I wrote an improved version called Meta5ix http://canonical.org/~kragen/sw/dev3/meta5ix.m5 (an interpreter for the virtual machine, with a complete description, is at http://canonical.org/~kragen/sw/dev3/meta5ixrun.py, with the precompiled grammar at http://canonical.org/~kragen/sw/dev3/meta5ix.generated.m5asm) and adapted it to produce C: http://canonical.org/~kragen/sw/dev3/meta5ix2c.m5 (precompiled version at http://canonical.org/~kragen/sw/dev3/meta5ix2c.c).

Meta5ix written in itself is only 18 lines of code. Briefly, "" encloses expected input, {} encloses a line of output, [] encloses repeating constructs, commas separate alternatives (implemented without backtracking), fnord skips leading whitespace, $it copies the last <<>>-enclosed input token to the output, and other $variables interpolate locally-defined assembly labels.

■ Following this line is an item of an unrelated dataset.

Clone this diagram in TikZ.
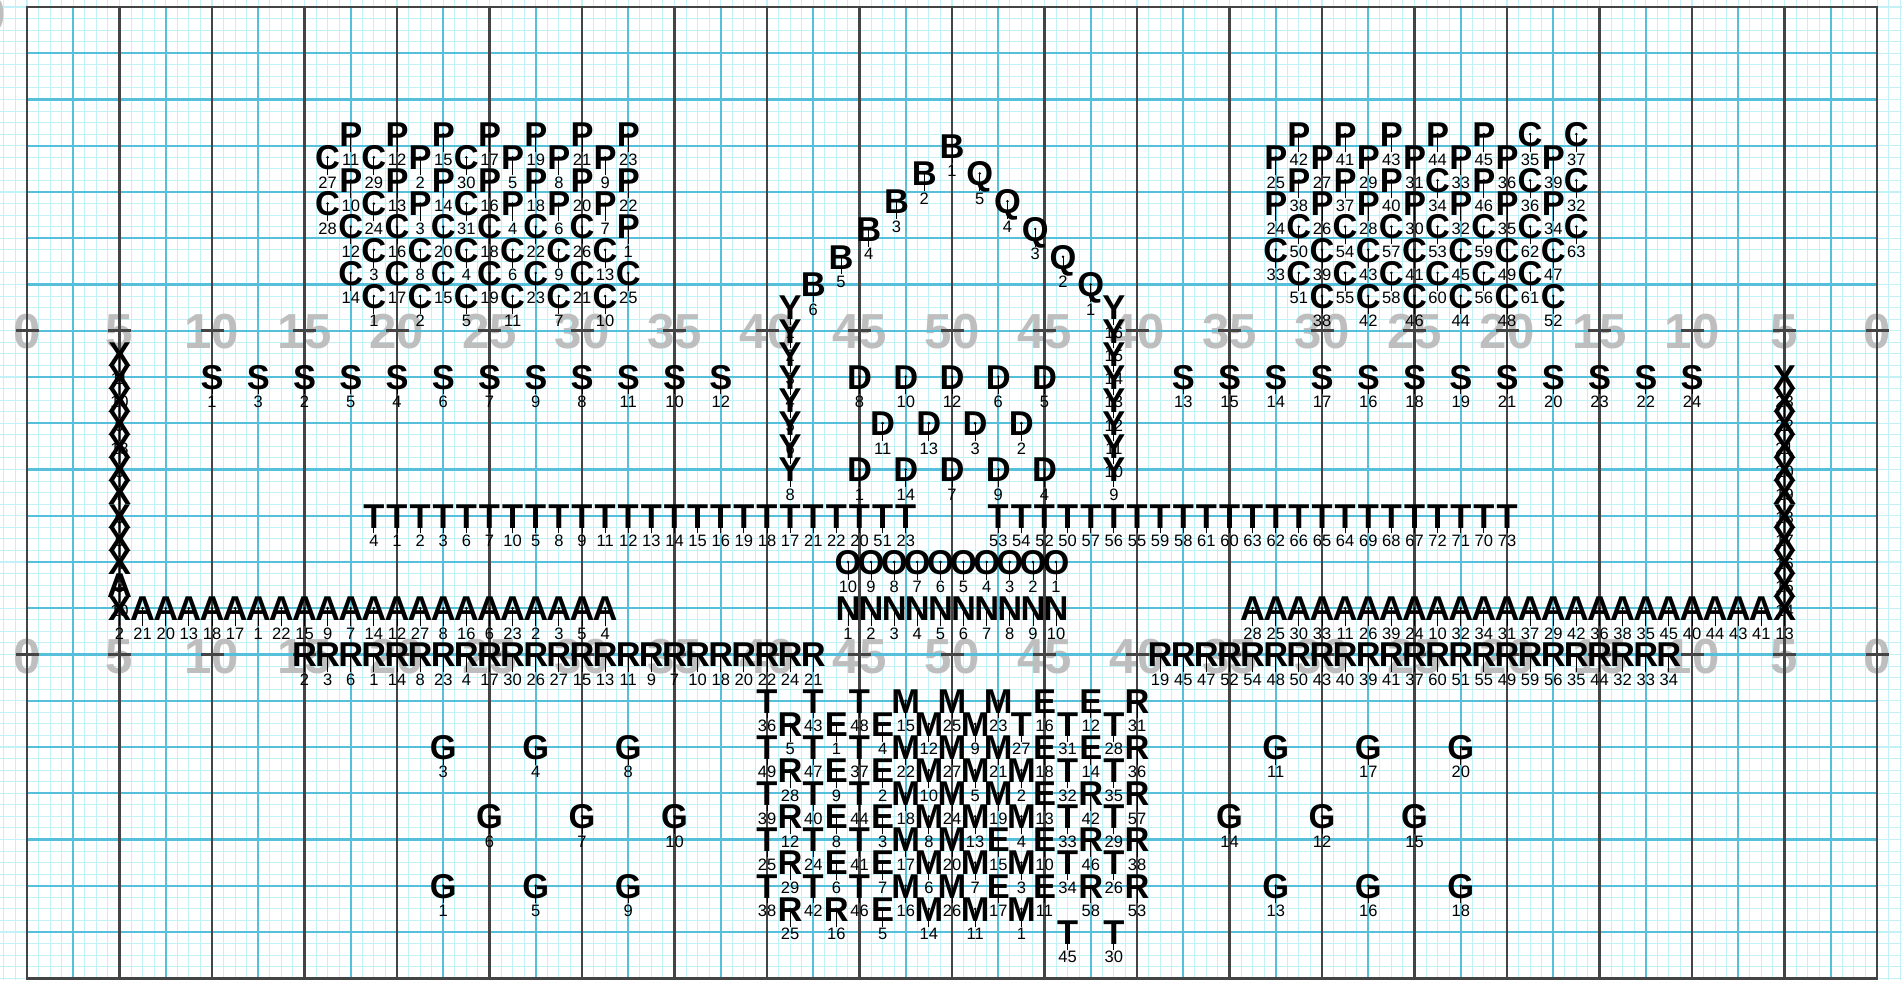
\documentclass[tikz,border=0pt]{standalone}
\usepackage{fontspec}
\setmainfont{Liberation Sans}
\usepackage{xcolor}
\usepackage{tikz}
\definecolor{gridFaint}{HTML}{C2F1F8}
\definecolor{gridCyan}{HTML}{56C0DA}
\definecolor{lineDark}{HTML}{444444}
\definecolor{yardGray}{HTML}{BEBEBE}
\newcounter{spot}

\begin{document}
\begin{tikzpicture}[x=0.02cm,y=-0.02cm]

            \tikzset{
                gridfaint/.style={draw=gridFaint, line width=0.6pt},
                gridmajor/.style={draw=gridCyan, line width=1.35pt},
                gridyard/.style={draw=lineDark, line width=1.45pt},
                hashmark/.style={draw=lineDark, line width=1.5pt},
                yardnum/.style={
                    font=\bfseries\fontsize{28}{28}\selectfont,
                    text=yardGray, inner sep=0pt,
                    text height=20pt, text depth=0pt
                },
                spotletter/.style={
                    font=\bfseries\fontsize{19.6}{20}\selectfont,
                    inner sep=0pt, text height=14pt, text depth=0pt
                },
                spotlabel/.style={
                    font=\fontsize{9.4}{10}\selectfont,
                    inner sep=0.6pt, text height=6.7pt, text depth=0pt
                },
                spottick/.style={line width=0.5pt}
            }

            \newcommand{\Spot}[4]{%
                \stepcounter{spot}%
                \node[spotletter] (s\thespot) at ({#1},{#2}) {#3};
                \fill (s\thespot.center) circle (0.8pt);
                \node[spotlabel] (n\thespot) at ({#1},{#2+25}) {#4};
                \draw[spottick] (s\thespot.center) -- (n\thespot.north);
            }

            \newcommand{\SpotLine}[5]{%
                \foreach \ltr/\lbl [count=\i from 0] in {#5}
                    {\Spot{#1+\i*(#3)}{#2+\i*(#4)}{\ltr}{\lbl}}%
            }

            \useasboundingbox (0,0) rectangle (1902,980);
            \fill[white] (0,0) rectangle (1902,980);

            \foreach \n in {-2,...,162}
                {\draw[gridfaint] ({27+\n*11.5625},0) -- ({27+\n*11.5625},980);}
            \foreach \n in {0,...,84}
                {\draw[gridfaint] (0,{7+\n*11.5625}) -- (1902,{7+\n*11.5625});}

            \node[yardnum] (cornerzero) at (-8,14) {0};
            \foreach \m/\v in {0/0,1/5,2/10,3/15,4/20,5/25,6/30,7/35,8/40,9/45,10/50,
                               11/45,12/40,13/35,14/30,15/25,16/20,17/15,18/10,19/5,20/0}
                {\node[yardnum] (ytop\m) at ({27+\m*92.5},330.75) {\v};
                 \node[yardnum] (ybot\m) at ({27+\m*92.5},655.5) {\v};}

            \foreach \k in {1,3,...,39}
                {\draw[gridmajor] ({27+\k*46.25},7) -- ({27+\k*46.25},978.25);}
            \foreach \j in {1,...,20}
                {\draw[gridmajor] (27,{7+\j*46.25}) -- (1877,{7+\j*46.25});}
            \foreach \m in {0,...,20}
                {\draw[gridyard] ({27+\m*92.5},7) -- ({27+\m*92.5},978.25);
                 \draw[hashmark] ({15.5+\m*92.5},330.75) -- ++(23,0);
                 \draw[hashmark] ({15.5+\m*92.5},654.5) -- ++(23,0);}
            \draw[gridyard] (27,7) rectangle (1877,978.25);

            \SpotLine{350.75}{134.19}{46.25}{0}{P/11,P/12,P/15,P/17,P/19,P/21,P/23}
            \SpotLine{327.625}{157.31}{46.25}{0}{C/27,C/29,P/2,C/30,P/5,P/8,P/9}
            \SpotLine{350.75}{180.44}{46.25}{0}{P/10,P/13,P/14,P/16,P/18,P/20,P/22}
            \SpotLine{327.625}{203.56}{46.25}{0}{C/28,C/24,P/3,C/31,P/4,P/6,P/7}
            \SpotLine{350.75}{226.69}{46.25}{0}{C/12,C/16,C/20,C/18,C/22,C/26,P/1}
            \SpotLine{373.875}{249.81}{46.25}{0}{C/3,C/8,C/4,C/6,C/9,C/13}
            \SpotLine{350.75}{272.94}{46.25}{0}{C/14,C/17,C/15,C/19,C/23,C/21,C/25}
            \SpotLine{373.875}{296.06}{46.25}{0}{C/1,C/2,C/5,C/11,C/7,C/10}

            \SpotLine{1298.875}{134.19}{46.25}{0}{P/42,P/41,P/43,P/44,P/45,C/35,C/37}
            \SpotLine{1275.75}{157.31}{46.25}{0}{P/25,P/27,P/29,P/31,P/33,P/36,P/39}
            \SpotLine{1298.875}{180.44}{46.25}{0}{P/38,P/37,P/40,C/34,P/46,C/36,C/32}
            \SpotLine{1275.75}{203.56}{46.25}{0}{P/24,P/26,P/28,P/30,P/32,P/35,P/34}
            \SpotLine{1298.875}{226.69}{46.25}{0}{C/50,C/54,C/57,C/53,C/59,C/62,C/63}
            \SpotLine{1275.75}{249.81}{46.25}{0}{C/33,C/39,C/43,C/41,C/45,C/49,C/47}
            \SpotLine{1298.875}{272.94}{46.25}{0}{C/51,C/55,C/58,C/60,C/56,C/61}
            \SpotLine{1322}{296.06}{46.25}{0}{C/38,C/42,C/46,C/44,C/48,C/52}

            \SpotLine{952}{145.75}{-27.75}{27.75}{B/1,B/2,B/3,B/4,B/5,B/6}
            \SpotLine{1090.75}{284.5}{-27.75}{-27.75}{Q/1,Q/2,Q/3,Q/4,Q/5}
            \SpotLine{790.125}{307.625}{0}{23.125}{Y/1,Y/2,Y/3,Y/4,Y/5,Y/6,Y/7,Y/8}
            \SpotLine{1113.875}{307.625}{0}{23.125}{Y/16,Y/15,Y/14,Y/13,Y/12,Y/11,Y/10,Y/9}

            \SpotLine{859.5}{376.75}{46.25}{0}{D/8,D/10,D/12,D/6,D/5}
            \SpotLine{882.625}{423.25}{46.25}{0}{D/11,D/13,D/3,D/2}
            \SpotLine{859.5}{469.5}{46.25}{0}{D/1,D/14,D/7,D/9,D/4}

            \SpotLine{212}{376.75}{46.25}{0}{S/1,S/3,S/2,S/5,S/4,S/6,S/7,S/9,S/8,S/11,S/10,S/12}
            \SpotLine{1183.25}{376.75}{46.25}{0}{S/13,S/15,S/14,S/17,S/16,S/18,S/19,S/21,S/20,S/23,S/22,S/24}

            \SpotLine{373.875}{515.75}{23.125}{0}{T/4,T/1,T/2,T/3,T/6,T/7,T/10,T/5,T/8,T/9,T/11,T/12,
                T/13,T/14,T/15,T/16,T/19,T/18,T/17,T/21,T/22,T/20,T/51,T/23}
            \SpotLine{998.25}{515.75}{23.125}{0}{T/53,T/54,T/52,T/50,T/57,T/56,T/55,T/59,T/58,T/61,T/60,
                T/63,T/62,T/66,T/65,T/64,T/69,T/68,T/67,T/72,T/71,T/70,T/73}

            \SpotLine{847.94}{562}{23.125}{0}{O/10,O/9,O/8,O/7,O/6,O/5,O/4,O/3,O/2,O/1}
            \SpotLine{847.94}{608.25}{23.125}{0}{N/1,N/2,N/3,N/4,N/5,N/6,N/7,N/8,N/9,N/10}

            \SpotLine{119.5}{353.875}{0}{23.125}{X/11,X/10,X/9,X/18,X/8,X/7,X/6,X/5,X/4,X/3,A/10,X/2}
            \SpotLine{142.625}{608.25}{23.125}{0}{A/21,A/20,A/13,A/18,A/17,A/1,A/22,A/15,A/9,A/7,A/14,
                A/12,A/27,A/8,A/16,A/6,A/23,A/2,A/3,A/5,A/4}
            \SpotLine{1252.625}{608.25}{23.125}{0}{A/28,A/25,A/30,A/33,A/11,A/26,A/39,A/24,A/10,A/32,A/34,
                A/31,A/37,A/29,A/42,A/36,A/38,A/35,A/45,A/40,A/44,A/43,A/41}
            \SpotLine{1784.5}{377}{0}{23.125}{X/23,X/22,X/21,X/20,X/19,X/18,X/17,X/16,X/15,X/14,X/13}

            \SpotLine{304.5}{654.5}{23.125}{0}{R/2,R/3,R/6,R/1,R/14,R/8,R/23,R/4,R/17,R/30,R/26,R/27,
                R/15,R/13,R/11,R/9,R/7,R/10,R/18,R/20,R/22,R/24,R/21}
            \SpotLine{1160.125}{654.5}{23.125}{0}{R/19,R/45,R/47,R/52,R/54,R/48,R/50,R/43,R/40,R/39,R/41,
                R/37,R/60,R/51,R/55,R/49,R/59,R/56,R/35,R/44,R/32,R/33,R/34}

            \SpotLine{767}{700.75}{46.25}{0}{T/36,T/43,T/48,M/15,M/25,M/23,E/16,E/12,R/31}
            \SpotLine{790.125}{723.875}{46.25}{0}{R/5,E/1,E/4,M/12,M/9,T/27,T/31,T/28}
            \SpotLine{767}{747}{46.25}{0}{T/49,T/47,T/37,M/22,M/27,M/21,E/18,E/14,R/36}
            \SpotLine{790.125}{770.125}{46.25}{0}{R/28,E/9,E/2,M/10,M/5,M/2,T/32,T/35}
            \SpotLine{767}{793.25}{46.25}{0}{T/39,T/40,T/44,M/18,M/24,M/19,E/13,R/42,R/57}
            \SpotLine{790.125}{816.375}{46.25}{0}{R/12,E/8,E/3,M/8,M/13,M/4,T/33,T/29}
            \SpotLine{767}{839.5}{46.25}{0}{T/25,T/24,T/41,M/17,M/20,E/15,E/10,R/46,R/38}
            \SpotLine{790.125}{862.625}{46.25}{0}{R/29,E/6,E/7,M/6,M/7,M/3,T/34,T/26}
            \SpotLine{767}{885.75}{46.25}{0}{T/38,T/42,T/46,M/16,M/26,E/17,E/11,R/58,R/53}
            \SpotLine{790.125}{908.875}{46.25}{0}{R/25,R/16,E/5,M/14,M/11,M/1}
            \SpotLine{1067.625}{932}{46.25}{0}{T/45,T/30}

            \SpotLine{443.25}{747}{92.5}{0}{G/3,G/4,G/8}
            \SpotLine{489.5}{816.375}{92.5}{0}{G/6,G/7,G/10}
            \SpotLine{443.25}{885.75}{92.5}{0}{G/1,G/5,G/9}
            \SpotLine{1275.75}{747}{92.5}{0}{G/11,G/17,G/20}
            \SpotLine{1229.5}{816.375}{92.5}{0}{G/14,G/12,G/15}
            \SpotLine{1275.75}{885.75}{92.5}{0}{G/13,G/16,G/18}

\end{tikzpicture}
\end{document}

    - program: ["-" name @it ":" terms {return}, "#" [:notin ""]]
    - terms: term ["," {continue $choice} term] @choice
    - term: (factor {else $seq}, output) [factor {assert}, output] @seq
    - factor: string {literal $it}
           , "(" terms ")"
           , "[" @many terms {continue $many} "]"
           , name {call $it}
           , "<<" {begin} terms ">>" {end}
           , ":fnord" {fnord} factor
           , ":notin" string {notin $it}
           , ":between" string {between $it}
    - output: (quasiquote, "@" {dedent} (var, quasiquote)) {writeline}
    - quasiquote: "{" [(<<ch [ch]>>, "\" <<:notin "">>) {say "$it"}, "$" var] "}"
    - ch: :notin "$}\"
    - var: "it" {copyinput}, name {gen $it}
    - string: :fnord <<'"' [:notin '"'] '"', "'" [:notin "'"] "'">>
    - name: :fnord <<letter [letter, :between "09"]>>
    - letter: :between "az", :between "AZ", :between "__"
Meta5ix, like my earlier peg-bootstrap https://github.com/kragen/peg-bootstrap/blob/master/peg.md (66 lines of code, compiles to JavaScript, supports backtracking), is not really something you want to write a parser for your application language in. It's a compiler-compiler you can extend to support the parsing constructs you actually want for your language, then recompile with itself. Dave Long described META-II as "a field-improvised lever", and I think that's true of these as well, but maybe an even better analogy is Archimedes's fixed point.
What does “OG” stand for?
https://www.urbandictionary.com/define.php?term=OG

> OG used to mean Original Gangster allthough some poeple these days use OG as a quicker way of saying Original

Yes, I meant that META-II was the Original Gangster of self-compiling compiler compilers.
I kind of hate systems like this though. What I want is easily bootstrappable compilers: how hard is it to get the system back from nothing but raw x86_64 machine code and some type of data storage.